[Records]
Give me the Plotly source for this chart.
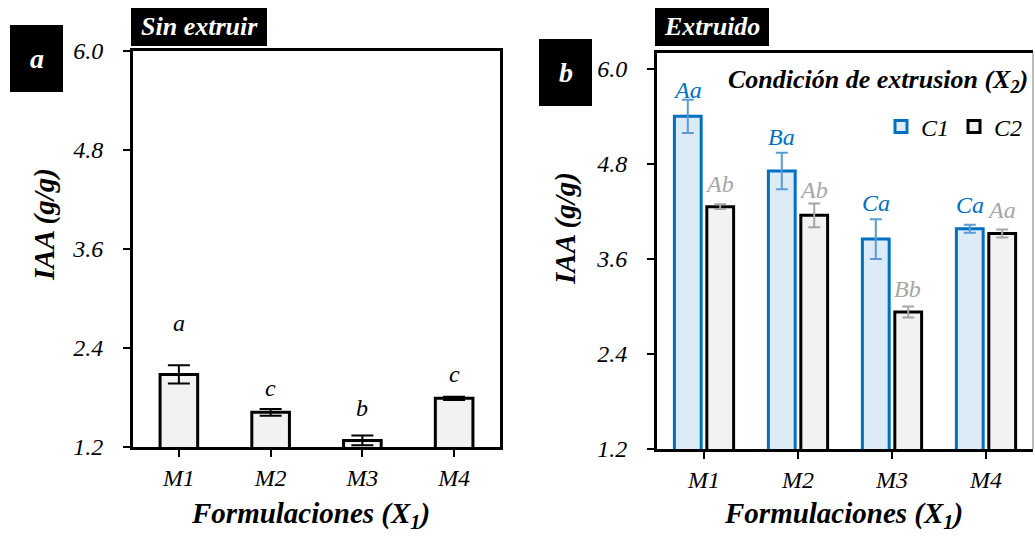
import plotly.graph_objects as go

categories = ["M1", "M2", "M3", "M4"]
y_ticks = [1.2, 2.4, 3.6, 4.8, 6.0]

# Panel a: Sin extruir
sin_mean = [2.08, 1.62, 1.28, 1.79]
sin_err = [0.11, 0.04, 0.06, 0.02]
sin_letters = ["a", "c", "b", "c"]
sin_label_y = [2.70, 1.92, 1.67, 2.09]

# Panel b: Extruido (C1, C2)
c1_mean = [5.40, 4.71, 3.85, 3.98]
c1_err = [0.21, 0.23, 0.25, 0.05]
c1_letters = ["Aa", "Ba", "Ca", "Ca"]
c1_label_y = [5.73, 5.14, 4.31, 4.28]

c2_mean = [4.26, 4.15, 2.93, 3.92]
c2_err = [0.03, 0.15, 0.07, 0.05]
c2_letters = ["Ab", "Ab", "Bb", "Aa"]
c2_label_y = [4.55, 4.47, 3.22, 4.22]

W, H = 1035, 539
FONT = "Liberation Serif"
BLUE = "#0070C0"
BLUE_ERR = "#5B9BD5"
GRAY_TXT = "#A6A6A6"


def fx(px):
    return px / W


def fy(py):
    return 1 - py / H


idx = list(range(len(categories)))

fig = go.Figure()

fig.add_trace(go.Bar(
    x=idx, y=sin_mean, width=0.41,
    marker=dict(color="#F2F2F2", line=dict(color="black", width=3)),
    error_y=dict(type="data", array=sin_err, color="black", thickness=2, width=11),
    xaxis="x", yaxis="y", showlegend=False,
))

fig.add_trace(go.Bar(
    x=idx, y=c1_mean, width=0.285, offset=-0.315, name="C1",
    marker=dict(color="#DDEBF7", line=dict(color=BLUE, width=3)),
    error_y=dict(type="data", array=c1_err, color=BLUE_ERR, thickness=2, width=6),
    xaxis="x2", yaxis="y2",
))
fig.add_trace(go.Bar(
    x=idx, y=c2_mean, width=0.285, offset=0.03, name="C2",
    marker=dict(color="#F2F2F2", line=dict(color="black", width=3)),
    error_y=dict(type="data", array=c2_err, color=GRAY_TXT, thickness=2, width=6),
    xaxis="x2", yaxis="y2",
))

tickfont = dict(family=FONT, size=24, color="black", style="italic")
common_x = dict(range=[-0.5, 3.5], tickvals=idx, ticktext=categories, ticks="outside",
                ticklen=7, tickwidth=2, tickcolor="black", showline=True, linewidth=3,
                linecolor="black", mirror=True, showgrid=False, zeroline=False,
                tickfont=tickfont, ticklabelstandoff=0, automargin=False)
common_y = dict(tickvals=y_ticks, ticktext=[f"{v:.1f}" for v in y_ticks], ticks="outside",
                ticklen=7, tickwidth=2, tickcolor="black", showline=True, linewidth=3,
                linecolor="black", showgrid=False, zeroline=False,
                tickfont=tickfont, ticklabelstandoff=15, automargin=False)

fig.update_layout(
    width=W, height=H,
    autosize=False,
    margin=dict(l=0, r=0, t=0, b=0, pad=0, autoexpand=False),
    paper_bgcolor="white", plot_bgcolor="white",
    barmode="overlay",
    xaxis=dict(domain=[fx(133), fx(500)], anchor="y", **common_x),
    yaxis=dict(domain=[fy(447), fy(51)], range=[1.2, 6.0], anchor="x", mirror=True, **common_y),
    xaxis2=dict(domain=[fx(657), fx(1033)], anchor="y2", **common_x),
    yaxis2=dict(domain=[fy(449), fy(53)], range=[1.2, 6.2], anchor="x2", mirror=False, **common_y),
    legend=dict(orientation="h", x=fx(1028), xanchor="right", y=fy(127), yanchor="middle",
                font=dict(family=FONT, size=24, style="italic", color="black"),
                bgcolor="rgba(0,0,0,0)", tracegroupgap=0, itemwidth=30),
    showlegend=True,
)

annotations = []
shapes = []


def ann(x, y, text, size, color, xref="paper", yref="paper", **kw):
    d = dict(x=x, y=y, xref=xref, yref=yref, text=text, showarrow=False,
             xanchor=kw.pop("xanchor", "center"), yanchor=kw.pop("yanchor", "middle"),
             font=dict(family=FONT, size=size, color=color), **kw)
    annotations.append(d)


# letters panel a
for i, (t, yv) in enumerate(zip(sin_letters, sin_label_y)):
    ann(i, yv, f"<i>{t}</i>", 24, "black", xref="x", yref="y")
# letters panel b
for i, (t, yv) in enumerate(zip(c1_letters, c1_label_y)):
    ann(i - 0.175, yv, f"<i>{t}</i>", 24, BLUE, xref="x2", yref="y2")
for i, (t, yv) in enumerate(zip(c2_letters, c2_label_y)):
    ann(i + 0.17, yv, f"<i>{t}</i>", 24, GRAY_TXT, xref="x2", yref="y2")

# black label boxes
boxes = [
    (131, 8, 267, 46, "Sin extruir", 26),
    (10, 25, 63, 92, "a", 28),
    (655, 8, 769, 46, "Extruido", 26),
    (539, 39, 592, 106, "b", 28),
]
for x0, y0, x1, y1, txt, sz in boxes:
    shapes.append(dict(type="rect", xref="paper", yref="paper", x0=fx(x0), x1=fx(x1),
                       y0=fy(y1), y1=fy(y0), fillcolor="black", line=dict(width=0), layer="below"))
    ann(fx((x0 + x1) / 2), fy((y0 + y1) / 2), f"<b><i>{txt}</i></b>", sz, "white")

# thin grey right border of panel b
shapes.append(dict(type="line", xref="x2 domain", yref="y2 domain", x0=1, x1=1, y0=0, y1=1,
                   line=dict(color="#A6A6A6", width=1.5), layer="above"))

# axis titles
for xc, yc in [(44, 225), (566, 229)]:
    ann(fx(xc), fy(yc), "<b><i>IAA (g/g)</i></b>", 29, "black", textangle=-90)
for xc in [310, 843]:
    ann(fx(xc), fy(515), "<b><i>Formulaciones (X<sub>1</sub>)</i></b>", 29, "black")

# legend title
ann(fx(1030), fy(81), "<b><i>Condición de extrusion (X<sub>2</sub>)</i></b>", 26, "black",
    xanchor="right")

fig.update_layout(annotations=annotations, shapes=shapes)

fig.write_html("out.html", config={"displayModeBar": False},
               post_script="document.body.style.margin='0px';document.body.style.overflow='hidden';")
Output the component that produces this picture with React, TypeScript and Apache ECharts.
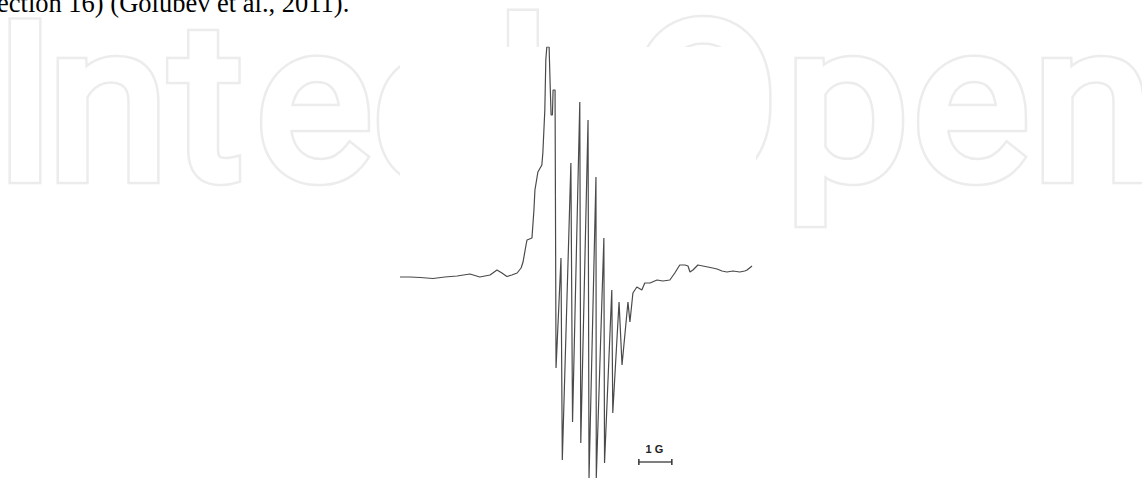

* **GOAL OF THE EXERCISE**: Without including any pictures, print all of the material exactly as given.

* **TASK OUTPUT**:
Give me the Plotly source for this chart.
import plotly.graph_objects as go

categories = ["M1", "M2", "M3", "M4"]
y_ticks = [1.2, 2.4, 3.6, 4.8, 6.0]

# Panel a: Sin extruir
sin_mean = [2.08, 1.62, 1.28, 1.79]
sin_err = [0.11, 0.04, 0.06, 0.02]
sin_letters = ["a", "c", "b", "c"]
sin_label_y = [2.70, 1.92, 1.67, 2.09]

# Panel b: Extruido (C1, C2)
c1_mean = [5.40, 4.71, 3.85, 3.98]
c1_err = [0.21, 0.23, 0.25, 0.05]
c1_letters = ["Aa", "Ba", "Ca", "Ca"]
c1_label_y = [5.73, 5.14, 4.31, 4.28]

c2_mean = [4.26, 4.15, 2.93, 3.92]
c2_err = [0.03, 0.15, 0.07, 0.05]
c2_letters = ["Ab", "Ab", "Bb", "Aa"]
c2_label_y = [4.55, 4.47, 3.22, 4.22]

W, H = 1035, 539
FONT = "Liberation Serif"
BLUE = "#0070C0"
BLUE_ERR = "#5B9BD5"
GRAY_TXT = "#A6A6A6"


def fx(px):
    return px / W


def fy(py):
    return 1 - py / H


idx = list(range(len(categories)))

fig = go.Figure()

fig.add_trace(go.Bar(
    x=idx, y=sin_mean, width=0.41,
    marker=dict(color="#F2F2F2", line=dict(color="black", width=3)),
    error_y=dict(type="data", array=sin_err, color="black", thickness=2, width=11),
    xaxis="x", yaxis="y", showlegend=False,
))

fig.add_trace(go.Bar(
    x=idx, y=c1_mean, width=0.285, offset=-0.315, name="C1",
    marker=dict(color="#DDEBF7", line=dict(color=BLUE, width=3)),
    error_y=dict(type="data", array=c1_err, color=BLUE_ERR, thickness=2, width=6),
    xaxis="x2", yaxis="y2",
))
fig.add_trace(go.Bar(
    x=idx, y=c2_mean, width=0.285, offset=0.03, name="C2",
    marker=dict(color="#F2F2F2", line=dict(color="black", width=3)),
    error_y=dict(type="data", array=c2_err, color=GRAY_TXT, thickness=2, width=6),
    xaxis="x2", yaxis="y2",
))

tickfont = dict(family=FONT, size=24, color="black", style="italic")
common_x = dict(range=[-0.5, 3.5], tickvals=idx, ticktext=categories, ticks="outside",
                ticklen=7, tickwidth=2, tickcolor="black", showline=True, linewidth=3,
                linecolor="black", mirror=True, showgrid=False, zeroline=False,
                tickfont=tickfont, ticklabelstandoff=0, automargin=False)
common_y = dict(tickvals=y_ticks, ticktext=[f"{v:.1f}" for v in y_ticks], ticks="outside",
                ticklen=7, tickwidth=2, tickcolor="black", showline=True, linewidth=3,
                linecolor="black", showgrid=False, zeroline=False,
                tickfont=tickfont, ticklabelstandoff=15, automargin=False)

fig.update_layout(
    width=W, height=H,
    autosize=False,
    margin=dict(l=0, r=0, t=0, b=0, pad=0, autoexpand=False),
    paper_bgcolor="white", plot_bgcolor="white",
    barmode="overlay",
    xaxis=dict(domain=[fx(133), fx(500)], anchor="y", **common_x),
    yaxis=dict(domain=[fy(447), fy(51)], range=[1.2, 6.0], anchor="x", mirror=True, **common_y),
    xaxis2=dict(domain=[fx(657), fx(1033)], anchor="y2", **common_x),
    yaxis2=dict(domain=[fy(449), fy(53)], range=[1.2, 6.2], anchor="x2", mirror=False, **common_y),
    legend=dict(orientation="h", x=fx(1028), xanchor="right", y=fy(127), yanchor="middle",
                font=dict(family=FONT, size=24, style="italic", color="black"),
                bgcolor="rgba(0,0,0,0)", tracegroupgap=0, itemwidth=30),
    showlegend=True,
)

annotations = []
shapes = []


def ann(x, y, text, size, color, xref="paper", yref="paper", **kw):
    d = dict(x=x, y=y, xref=xref, yref=yref, text=text, showarrow=False,
             xanchor=kw.pop("xanchor", "center"), yanchor=kw.pop("yanchor", "middle"),
             font=dict(family=FONT, size=size, color=color), **kw)
    annotations.append(d)


# letters panel a
for i, (t, yv) in enumerate(zip(sin_letters, sin_label_y)):
    ann(i, yv, f"<i>{t}</i>", 24, "black", xref="x", yref="y")
# letters panel b
for i, (t, yv) in enumerate(zip(c1_letters, c1_label_y)):
    ann(i - 0.175, yv, f"<i>{t}</i>", 24, BLUE, xref="x2", yref="y2")
for i, (t, yv) in enumerate(zip(c2_letters, c2_label_y)):
    ann(i + 0.17, yv, f"<i>{t}</i>", 24, GRAY_TXT, xref="x2", yref="y2")

# black label boxes
boxes = [
    (131, 8, 267, 46, "Sin extruir", 26),
    (10, 25, 63, 92, "a", 28),
    (655, 8, 769, 46, "Extruido", 26),
    (539, 39, 592, 106, "b", 28),
]
for x0, y0, x1, y1, txt, sz in boxes:
    shapes.append(dict(type="rect", xref="paper", yref="paper", x0=fx(x0), x1=fx(x1),
                       y0=fy(y1), y1=fy(y0), fillcolor="black", line=dict(width=0), layer="below"))
    ann(fx((x0 + x1) / 2), fy((y0 + y1) / 2), f"<b><i>{txt}</i></b>", sz, "white")

# thin grey right border of panel b
shapes.append(dict(type="line", xref="x2 domain", yref="y2 domain", x0=1, x1=1, y0=0, y1=1,
                   line=dict(color="#A6A6A6", width=1.5), layer="above"))

# axis titles
for xc, yc in [(44, 225), (566, 229)]:
    ann(fx(xc), fy(yc), "<b><i>IAA (g/g)</i></b>", 29, "black", textangle=-90)
for xc in [310, 843]:
    ann(fx(xc), fy(515), "<b><i>Formulaciones (X<sub>1</sub>)</i></b>", 29, "black")

# legend title
ann(fx(1030), fy(81), "<b><i>Condición de extrusion (X<sub>2</sub>)</i></b>", 26, "black",
    xanchor="right")

fig.update_layout(annotations=annotations, shapes=shapes)

fig.write_html("out.html", config={"displayModeBar": False},
               post_script="document.body.style.margin='0px';document.body.style.overflow='hidden';")
Output the component that produces this picture with React, TypeScript and Apache ECharts.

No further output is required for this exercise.